The Oil and Gas Regulatory Authority (Ogra) has raised questions over Sui Northern Gas Pipelines Limited (SNGPL)’s request for an increase of Rs31 billion in its revenue requirement for the financial year 2012-13 on different accounts including supply of free gas to employees, expansion of pipeline network and higher cost of retaining employees.
In a letter sent to the SNGPL managing director, Ogra’s Member Gas Mansoor Muzaffar expressed serious concern over the request for allowing an increase of Rs31 billion in revenue requirement for 2012-13.
Though the country was facing acute energy shortages, the SNGPL, in its petition for the revenue requirement, had sought a 76% increase in human resource cost from Rs6.69 billion in 2011-12 to Rs11.78 billion in 2012-13.
The gas utility also sought permission for an increase of 713% in doubtful debt against receivables to Rs1.46 billion in 2012-13 compared to Rs180 million in the current year.
Muzaffar, however, was of the view that the SNGPL
had not provided required information, which was causing delay in finalising the company’s revenue requirement.
The requested increase of Rs31 billion in the asset base for earning revenues had not been supplemented with additional volume of gas to be transported, distributed and sold to the consumers, he said.
“Without this information, the request for Rs31 billion will not be ascertained,” Muzaffar said, adding it would be needless to reiterate that the expansion in network would unnecessarily increase the gas load and reduce the volume available for sale.

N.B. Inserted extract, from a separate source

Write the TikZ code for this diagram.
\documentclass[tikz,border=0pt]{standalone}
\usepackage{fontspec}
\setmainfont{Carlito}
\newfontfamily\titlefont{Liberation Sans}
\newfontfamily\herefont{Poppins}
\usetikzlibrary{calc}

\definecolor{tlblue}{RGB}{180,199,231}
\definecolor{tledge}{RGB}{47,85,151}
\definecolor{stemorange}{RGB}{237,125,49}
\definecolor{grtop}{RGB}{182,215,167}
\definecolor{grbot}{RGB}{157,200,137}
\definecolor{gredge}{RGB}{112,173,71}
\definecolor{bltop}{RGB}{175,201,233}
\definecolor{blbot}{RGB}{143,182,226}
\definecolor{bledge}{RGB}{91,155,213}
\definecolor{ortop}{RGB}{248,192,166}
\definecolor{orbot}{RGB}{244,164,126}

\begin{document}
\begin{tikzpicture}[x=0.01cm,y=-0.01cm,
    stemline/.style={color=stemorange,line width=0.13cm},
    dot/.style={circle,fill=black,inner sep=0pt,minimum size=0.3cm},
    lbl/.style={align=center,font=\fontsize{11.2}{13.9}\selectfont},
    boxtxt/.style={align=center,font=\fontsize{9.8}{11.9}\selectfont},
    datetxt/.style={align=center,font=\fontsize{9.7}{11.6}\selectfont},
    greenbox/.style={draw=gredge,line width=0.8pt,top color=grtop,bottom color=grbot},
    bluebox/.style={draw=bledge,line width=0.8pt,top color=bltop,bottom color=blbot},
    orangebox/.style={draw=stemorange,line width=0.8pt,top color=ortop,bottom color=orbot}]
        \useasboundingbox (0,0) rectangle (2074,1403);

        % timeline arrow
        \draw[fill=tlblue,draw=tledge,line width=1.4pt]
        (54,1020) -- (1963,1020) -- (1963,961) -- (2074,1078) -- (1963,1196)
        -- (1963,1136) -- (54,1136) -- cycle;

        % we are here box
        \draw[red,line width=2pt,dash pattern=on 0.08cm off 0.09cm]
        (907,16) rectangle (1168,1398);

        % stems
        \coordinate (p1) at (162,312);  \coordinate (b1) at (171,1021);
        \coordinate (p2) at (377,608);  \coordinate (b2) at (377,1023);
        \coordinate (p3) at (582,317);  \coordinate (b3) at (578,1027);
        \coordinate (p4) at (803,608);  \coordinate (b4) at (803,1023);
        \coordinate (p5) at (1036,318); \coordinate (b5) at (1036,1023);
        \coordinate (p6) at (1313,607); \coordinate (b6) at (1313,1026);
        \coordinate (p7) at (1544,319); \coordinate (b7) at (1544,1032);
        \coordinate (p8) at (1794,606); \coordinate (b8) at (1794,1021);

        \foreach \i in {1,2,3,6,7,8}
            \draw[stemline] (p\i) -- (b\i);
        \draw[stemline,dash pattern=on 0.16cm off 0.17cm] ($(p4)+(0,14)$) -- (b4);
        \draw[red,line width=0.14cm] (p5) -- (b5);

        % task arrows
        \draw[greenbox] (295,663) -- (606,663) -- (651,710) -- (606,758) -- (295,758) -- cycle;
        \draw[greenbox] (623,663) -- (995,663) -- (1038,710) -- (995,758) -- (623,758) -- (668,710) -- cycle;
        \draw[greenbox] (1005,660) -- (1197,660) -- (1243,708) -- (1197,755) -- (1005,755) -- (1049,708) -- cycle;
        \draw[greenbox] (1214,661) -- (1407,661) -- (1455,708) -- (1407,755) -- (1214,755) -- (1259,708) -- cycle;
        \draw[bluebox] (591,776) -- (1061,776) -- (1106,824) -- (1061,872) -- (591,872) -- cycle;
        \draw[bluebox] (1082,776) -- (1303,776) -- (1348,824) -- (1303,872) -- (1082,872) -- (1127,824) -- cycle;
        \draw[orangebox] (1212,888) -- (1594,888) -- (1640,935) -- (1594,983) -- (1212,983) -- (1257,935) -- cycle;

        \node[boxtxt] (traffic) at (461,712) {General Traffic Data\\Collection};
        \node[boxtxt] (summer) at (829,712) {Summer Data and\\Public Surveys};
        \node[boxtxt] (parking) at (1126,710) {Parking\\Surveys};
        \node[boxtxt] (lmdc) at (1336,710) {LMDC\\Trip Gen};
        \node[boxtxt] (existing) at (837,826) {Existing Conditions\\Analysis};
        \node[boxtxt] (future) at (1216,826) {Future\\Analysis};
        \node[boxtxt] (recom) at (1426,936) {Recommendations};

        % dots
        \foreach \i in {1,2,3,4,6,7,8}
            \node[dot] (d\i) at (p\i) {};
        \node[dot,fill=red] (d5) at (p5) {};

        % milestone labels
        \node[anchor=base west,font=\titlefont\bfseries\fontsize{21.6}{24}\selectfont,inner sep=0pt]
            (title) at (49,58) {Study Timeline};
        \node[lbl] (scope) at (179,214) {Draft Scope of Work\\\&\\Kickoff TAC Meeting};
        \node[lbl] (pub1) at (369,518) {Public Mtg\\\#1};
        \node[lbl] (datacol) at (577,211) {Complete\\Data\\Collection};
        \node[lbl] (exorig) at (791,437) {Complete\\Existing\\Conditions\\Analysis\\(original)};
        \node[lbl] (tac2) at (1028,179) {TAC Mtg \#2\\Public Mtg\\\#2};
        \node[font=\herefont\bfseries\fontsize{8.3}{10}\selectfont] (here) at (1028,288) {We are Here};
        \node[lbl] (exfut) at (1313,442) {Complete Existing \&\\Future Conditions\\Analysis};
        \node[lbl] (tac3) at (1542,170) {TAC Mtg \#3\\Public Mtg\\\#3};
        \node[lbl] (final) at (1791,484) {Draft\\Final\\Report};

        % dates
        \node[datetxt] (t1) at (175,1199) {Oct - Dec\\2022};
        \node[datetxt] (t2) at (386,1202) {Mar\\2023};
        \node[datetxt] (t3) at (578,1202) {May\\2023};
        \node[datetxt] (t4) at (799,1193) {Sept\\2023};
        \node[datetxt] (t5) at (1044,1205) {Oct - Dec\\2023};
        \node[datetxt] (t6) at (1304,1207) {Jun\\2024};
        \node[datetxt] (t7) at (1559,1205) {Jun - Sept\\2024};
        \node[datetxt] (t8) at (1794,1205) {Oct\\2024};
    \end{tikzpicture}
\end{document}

As a result, he added, it would increase gas load-shedding as well as prices.
“The company is requested to justify its position in terms of Rule 17 (j) of Natural Gas Tariff Rules 2002, which stipulates that only such capital expenditure should be incurred if the rate base is prudent, cost-effective and economically efficient,” he said.
Muzaffar described free gas facility for the company staff as inflated while on the other side the country was moving towards gas conservation and load-shedding. “What forum had approved free gas facility of 60 HM3 per year for one staff. Natural gas consumption of a domestic consumer may not exceed 1.5 HM3 per month,” he asked.
Analysing the human resource cost, he suggested that the company may provide average cost per employee in each grade of executives and subordinates including cost for retirement of subordinates.
Ogra believed that a court case relating to unaccounted-for-gas (UFG) was being dragged to enjoy a 7% UFG for the years to come. Muzaffar also noted an abnormal increase in the fee on hiring of legal counsel.
“The company has posted its own law officers in billing and sales departments of each region. Therefore, additional cost of legal expenditure is not understood and need to be clarified,” he added.
“The company has been supplying gas to consumers against security deposit, therefore, it may justify its demand for increase in doubtful debt,” he added.
Published in The Express Tribune, May 5th, 2012.